Eduardo CONTRERAS, Jr., Appellant, v. STATE of Florida, Appellee.
    No. 99-00737.
    District Court of Appeal of Florida, Second District.
    Dec. 17, 1999.
    James Marion Moorman, Public Defender, and Megan Olson, Assistant Public Defender, Bartow, for Appellant.
    Robert A. Butterworth, Attorney General, Tallahassee, and Ronald Napolitano, Assistant Attorney General, Tampa, for Appellee.
   FULMER, Judge.

Eduardo Contreras, Jr. appeals his sentence for aggravated assault with a deadly weapon, arguing that utilizing a scoresheet which calculated points for prior record offenses based on the sentencing guidelines in effect at the time of sentencing is an ex post facto violation. He asserts that the trial court should have assessed prior record points based on the guidelines in effect at the time he committed the prior offenses. We affirm.

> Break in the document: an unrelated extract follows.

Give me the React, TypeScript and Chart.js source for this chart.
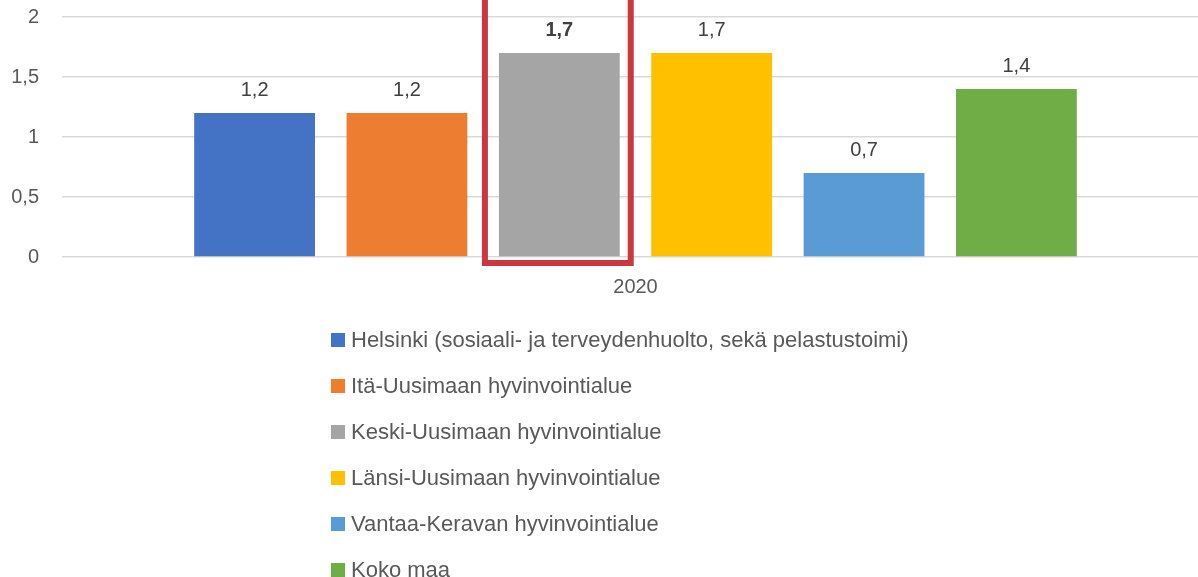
import React, { useEffect, useRef } from "react";
import { Chart, registerables } from "chart.js";

Chart.register(...registerables);

const categories = ["2020"];
const seriesNames = [
  "Helsinki (sosiaali- ja terveydenhuolto, sekä pelastustoimi)",
  "Itä-Uusimaan hyvinvointialue",
  "Keski-Uusimaan hyvinvointialue",
  "Länsi-Uusimaan hyvinvointialue",
  "Vantaa-Keravan hyvinvointialue",
  "Koko maa",
];
const seriesValues = [[1.2], [1.2], [1.7], [1.7], [0.7], [1.4]];
const seriesColors = ["#4472C4", "#ED7D31", "#A5A5A5", "#FFC000", "#5B9BD5", "#70AD47"];
const highlightIndex = 2;
const yTicks = [0, 0.5, 1, 1.5, 2];

const FONT = "'Liberation Sans', Arial, sans-serif";
const fmt = (v: number) => String(v).replace(".", ",");

const valueLabels = {
  id: "valueLabels",
  afterDatasetsDraw(chart: any) {
    const ctx = chart.ctx;
    ctx.save();
    chart.data.datasets.forEach((ds: any, i: number) => {
      const meta = chart.getDatasetMeta(i);
      meta.data.forEach((el: any, j: number) => {
        const v = ds.data[j];
        ctx.font = (i === highlightIndex ? "bold " : "") + "20px " + FONT;
        ctx.fillStyle = "#404040";
        ctx.textAlign = "center";
        ctx.textBaseline = "alphabetic";
        ctx.fillText(fmt(v), el.x, el.y - 17);
      });
    });
    ctx.restore();
  },
};

const highlightBox = {
  id: "highlightBox",
  afterDatasetsDraw(chart: any) {
    const el = chart.getDatasetMeta(highlightIndex).data[0];
    if (!el) return;
    const ctx = chart.ctx;
    const left = el.x - el.width / 2 - 14;
    const right = el.x + el.width / 2 + 11;
    const bottom = chart.chartArea.bottom + 6;
    ctx.save();
    ctx.strokeStyle = "#C9383E";
    ctx.lineWidth = 6;
    ctx.beginPath();
    ctx.moveTo(left, -10);
    ctx.lineTo(left, bottom);
    ctx.lineTo(right, bottom);
    ctx.lineTo(right, -10);
    ctx.stroke();
    ctx.restore();
  },
};

const verticalLegend = {
  id: "verticalLegend",
  afterDraw(chart: any) {
    const ctx = chart.ctx;
    const startY = chart.chartArea.bottom + 83;
    const rowH = 46;
    const boxX = 331;
    ctx.save();
    ctx.font = "22px " + FONT;
    ctx.textAlign = "left";
    ctx.textBaseline = "middle";
    chart.data.datasets.forEach((ds: any, i: number) => {
      const cy = startY + i * rowH;
      ctx.fillStyle = ds.backgroundColor;
      ctx.fillRect(boxX, cy - 7, 14, 14);
      ctx.fillStyle = "#595959";
      ctx.fillText(ds.label, boxX + 20, cy + 1);
    });
    ctx.restore();
  },
};

export default function App() {
  const ref = useRef<HTMLCanvasElement>(null);
  useEffect(() => {
    if (!ref.current) return;
    const chart = new Chart(ref.current, {
      type: "bar",
      data: {
        labels: categories,
        datasets: seriesNames.map((name, i) => ({
          label: name,
          data: seriesValues[i],
          backgroundColor: seriesColors[i],
          borderWidth: 0,
          barPercentage: 0.793,
          categoryPercentage: 0.797,
        })),
      },
      options: {
        animation: false,
        responsive: false,
        maintainAspectRatio: false,
        layout: { padding: { top: 17, bottom: 270, left: 0, right: 0 } },
        plugins: {
          legend: { display: false },
          tooltip: { enabled: false },
        },
        scales: {
          x: {
            grid: { display: false, drawTicks: false },
            border: { display: false },
            ticks: {
              color: "#595959",
              font: { family: FONT, size: 20 },
              padding: 18,
            },
            afterFit: (s: any) => {
              s.height = 50;
              s.paddingLeft = 0;
              s.paddingRight = 0;
            },
          },
          y: {
            min: 0,
            max: 2,
            afterBuildTicks: (s: any) => {
              s.ticks = yTicks.map((v) => ({ value: v }));
            },
            grid: { color: "#D9D9D9", lineWidth: 1.5, drawTicks: false },
            border: { display: false },
            ticks: {
              color: "#595959",
              font: { family: FONT, size: 20 },
              padding: 23,
              callback: (v: any) => fmt(Number(v)),
            },
            afterFit: (s: any) => {
              s.width = 62;
              s.paddingTop = 0;
              s.paddingBottom = 0;
            },
          },
        },
      },
      plugins: [valueLabels, highlightBox, verticalLegend],
    });
    return () => chart.destroy();
  }, []);
  return (
    <div
      style={{
        position: "fixed",
        left: 0,
        top: 0,
        width: 1198,
        height: 577,
        overflow: "hidden",
        background: "#fff",
      }}
    >
      <canvas ref={ref} width={1209} height={577} style={{ width: 1209, height: 577, display: "block" }} />
    </div>
  );
}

The trial court properly utilized a scoresheet which included points for prior record offenses based on the guidelines in effect at the time Contreras committed the aggravated assault for which he was being sentenced. See § 921.001(4)(b)2, Fla. Stat. (1997). Applying these guidelines did not increase the punishment from what the penalty was at the time Contreras committed that offense. “To fall within the ex post facto prohibition, a law must be retrospective — that is ‘it must apply to events occurring before its enactment’ — and it ‘must disadvantage the offender affected by it’ ... by altering the definition of criminal conduct or increasing the punishment for the crime.” Lynce v. Mathis, 519 U.S. 433, 441, 117 S.Ct. 891, 137 L.Ed.2d 63 (1997) (citations omitted). Applying this principle, we conclude there was no ex post facto violation here.

Affirmed.

CAMPBELL, A.C.J., and SALCINES, J., Concur.